— Да какое там! Верно, после той ночи мать больше не приходила поцеловать меня в лоб. Но не потому, что все это действительно произошло. А потому что, случайно дотронувшись до моего паха и почувствовав мое возбуждение, она испугалась того, что рано или поздно это может произойти. Улавливаешь? Но и на сей раз Владимиро не высказывает своего мнения.
— А потом? — спрашивает он.
— Что потом? — Что было потом? — Ничего. Я уже говорил. Двадцать лет непрерывных ссор, во время которых я отстаивал свою точку зрения, а "он" — свою.
— Ну а твоя жизнь, изменилась ли она после той ночи? — Моя жизнь? Да нет, все продолжалось, как раньше.
— Нет, я имею в виду твою внутреннюю жизнь.
— Ах, мою внутреннюю жизнь? Счастливой ее не назовешь. Попробуй встать на мое место, Владимиро. Я любил свою мать. Теперь эта любовь оказалась отравлена каким-то, мягко говоря, посторонним типом, по причинам, которые никоим образом меня не касались. Словом, двадцать лет сущего ада. К счастью, спустя шесть лет, в пятьдесят шестом году, моя мать умерла.
— Умерла? — Увы, да.
Странно, что Владимиро заставляет меня дважды повторить известие о смерти моей матери. Как раз году в пятьдесят шестом мы с ним разошлись: каждый пошел по жизни своей дорогой. И тем не менее Владимиро должен бы знать, что моя мать умерла. Смотрю на него, он на меня, с уже привычной, невыразительной, хоть и болезненной задумчивостью. Затем негромким, но твердым голосом он говорит: — Неправда, Рико, твоя мать не умерла.
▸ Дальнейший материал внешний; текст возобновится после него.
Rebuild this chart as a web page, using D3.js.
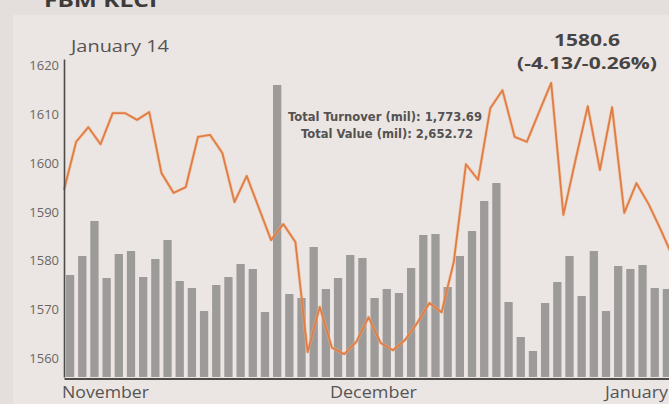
<!DOCTYPE html>
<html><head><meta charset="utf-8">
<script src="https://cdn.jsdelivr.net/npm/d3@7"></script>
<style>
html,body{margin:0;padding:0;background:#e4dfdc;overflow:hidden}
svg{display:block}
</style></head><body>
<svg id="chart" width="669" height="404"></svg>
<script>
// ---- data ----
const indexValues = [
  1594.5, 1604.4, 1607.4, 1603.9, 1610.3, 1610.3, 1608.9, 1610.5, 1598.0, 1593.9,
  1595.1, 1605.4, 1605.8, 1602.1, 1592.0, 1597.4, 1590.8, 1584.2, 1587.5, 1583.8,
  1561.2, 1570.5, 1562.1, 1560.8, 1563.3, 1568.4, 1563.1, 1561.6, 1563.7, 1567.2,
  1571.3, 1569.4, 1579.7, 1599.8, 1596.6, 1611.3, 1615.0, 1605.4, 1604.4, 1610.5,
  1616.5, 1589.4, 1600.7, 1611.7, 1598.6, 1611.5, 1589.8, 1595.9, 1591.6, 1586.3,
  1580.6
];
const volumes = [
  1020, 1210, 1560, 990, 1230, 1260, 1000, 1180, 1370, 960,
  890, 660, 920, 1000, 1130, 1080, 650, 2920, 830, 790,
  1300, 880, 990, 1220, 1190, 790, 880, 840, 1090, 1420,
  1430, 900, 1210, 1460, 1760, 1940, 750, 400, 260, 740,
  950, 1210, 810, 1260, 660, 1110, 1080, 1120, 890, 880,
  1773.69
];
const yTicks = [1560, 1570, 1580, 1590, 1600, 1610, 1620];
const months = ["November", "December", "January"];
const monthStartIdx = [0, 22, 50];
const headerLabel = "FBM KLCI";
const dateLabel = "January 14";
const closeLabel = "1580.6";
const changeLabel = "(-4.13/-0.26%)";
const turnoverLabel = "Total Turnover (mil): 1,773.69";
const valueLabel = "Total Value (mil): 2,652.72";

// ---- drawing ----
const W = 669, H = 404;
const svg = d3.select("#chart");
const days = d3.range(indexValues.length);
const step = 12.18, x0 = 64;

const xBand = d3.scaleBand().domain(days)
  .range([x0, x0 + days.length * step]).paddingInner(0.32).paddingOuter(0.16);
const xLine = d3.scalePoint().domain(days)
  .range([x0, x0 + (days.length - 1) * step]);
const y = d3.scaleLinear().domain([1556.1, 1621.4]).range([377, 59]);
const yVol = d3.scaleLinear().domain([0, 3180]).range([377, 59]);

svg.append("rect").attr("x", 0).attr("y", 0).attr("width", W).attr("height", H).attr("fill", "#e4dfdc");
svg.append("rect").attr("x", 13).attr("y", 15).attr("width", W - 13).attr("height", H - 15).attr("fill", "#ebe6e3");

const font = "'Open Sans', 'Noto Sans', sans-serif";
const condensed = "'Liberation Sans Narrow', 'DejaVu Sans Condensed', sans-serif";

svg.append("text").attr("x", 44).attr("y", 7).text(headerLabel)
  .attr("font-family", font).attr("font-weight", 700).attr("font-size", 20)
  .attr("fill", "#3d3a3a").attr("textLength", 113).attr("lengthAdjust", "spacingAndGlyphs");

// bars
svg.append("g").selectAll("rect").data(days).join("rect")
  .attr("x", i => xBand(i))
  .attr("width", xBand.bandwidth())
  .attr("y", i => yVol(volumes[i]))
  .attr("height", i => yVol(0) - yVol(volumes[i]))
  .attr("fill", "#9d9a9a");

// line
const line = d3.line().x((d, i) => xLine(i)).y(d => y(d));
svg.append("path").datum(indexValues)
  .attr("d", line).attr("fill", "none")
  .attr("stroke", "#f2b27a").attr("stroke-width", 3.2).attr("stroke-linejoin", "round").attr("opacity", 0.55);
svg.append("path").datum(indexValues)
  .attr("d", line).attr("fill", "none")
  .attr("stroke", "#df7c48").attr("stroke-width", 1.8).attr("stroke-linejoin", "round");

// y axis
const gy = svg.append("g").attr("transform", `translate(${x0},0)`)
  .call(d3.axisLeft(y).tickValues(yTicks).tickSize(0).tickSizeOuter(0).tickPadding(5).tickFormat(d3.format("d")));
gy.select(".domain").attr("stroke", "#4e4b4b").attr("stroke-width", 1.6);
gy.selectAll("text").attr("font-family", font).attr("font-size", 13).attr("fill", "#6a6666");

// x axis
const gx = svg.append("g").attr("transform", "translate(0,378.5)")
  .call(d3.axisBottom(xLine).tickValues([]).tickSize(0).tickSizeOuter(0));
gx.select(".domain").attr("stroke", "#4e4b4b").attr("stroke-width", 2);

// month labels
const monthWidths = [87, 87, 63];
months.forEach((m, k) => {
  const last = k === months.length - 1;
  svg.append("text")
    .attr("x", last ? W - 1 : xLine(monthStartIdx[k]) - 2)
    .attr("y", 398)
    .attr("text-anchor", last ? "end" : "start")
    .attr("font-family", font).attr("font-size", 16).attr("fill", "#575454")
    .attr("textLength", monthWidths[k]).attr("lengthAdjust", "spacingAndGlyphs")
    .text(m);
});

// annotations
svg.append("text").attr("x", 71).attr("y", 51.5).text(dateLabel)
  .attr("font-family", font).attr("font-size", 17).attr("fill", "#575454")
  .attr("textLength", 98).attr("lengthAdjust", "spacingAndGlyphs");
svg.append("text").attr("x", 587).attr("y", 45.5).attr("text-anchor", "middle").text(closeLabel)
  .attr("font-family", font).attr("font-weight", 700).attr("font-size", 16).attr("fill", "#474444")
  .attr("textLength", 66).attr("lengthAdjust", "spacingAndGlyphs");
svg.append("text").attr("x", 587).attr("y", 68.5).attr("text-anchor", "middle").text(changeLabel)
  .attr("font-family", font).attr("font-weight", 700).attr("font-size", 16.5).attr("fill", "#474444")
  .attr("textLength", 140).attr("lengthAdjust", "spacingAndGlyphs");
svg.append("text").attr("x", 385).attr("y", 120.7).attr("text-anchor", "middle").text(turnoverLabel)
  .attr("font-family", condensed).attr("font-weight", 700).attr("font-size", 12.5).attr("fill", "#555252")
  .attr("textLength", 194).attr("lengthAdjust", "spacingAndGlyphs");
svg.append("text").attr("x", 387).attr("y", 138.3).attr("text-anchor", "middle").text(valueLabel)
  .attr("font-family", condensed).attr("font-weight", 700).attr("font-size", 12.5).attr("fill", "#555252")
  .attr("textLength", 172).attr("lengthAdjust", "spacingAndGlyphs");
</script>
</body></html>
Чувствую, что краснею. Чувствую, что проваливаюсь. Куда? В сумрачный колодец самой беспросветной ущербности. Правильно, моя мать, конечно ж, не умерла. Она жива-живехонька, и я не понимаю, как это мне пришло в голову объявить ее мертвой. Наступает долгое молчание. Владимиро смотрит на меня в упор; я смотрю на него. Вдруг, ни с того ни с сего, я утыкаюсь лицом в ладони и начинаю рыдать. Что со мной? Все очень просто: обычные козни, чинимые каверзной ущербностью. С щемящей ясностью сознаю, что, после того как меня так неожиданно прорвало, становится совершенно неуместным сдержанный, научный тон, с помощью которого я надеялся противостоять учености Владимиро. Ничего не поделаешь. Отбросив всякую стыдливость, всякую сдержанность, я впадаю в столь же глубокое, сколь и несуразное отчаяние. Закрыв лицо ладонями, я заливаюсь слезами. Владимиро сидит с непроницаемым видом. Несмотря на рыдания, я воображаю, как про себя он радуется моему эмоциональному срыву. Наконец, подобно скоротечным весенним ливням, мой плач утихает и прекращается. Я вынимаю из кармана носовой платок, вытираю глаза, громко сморкаюсь.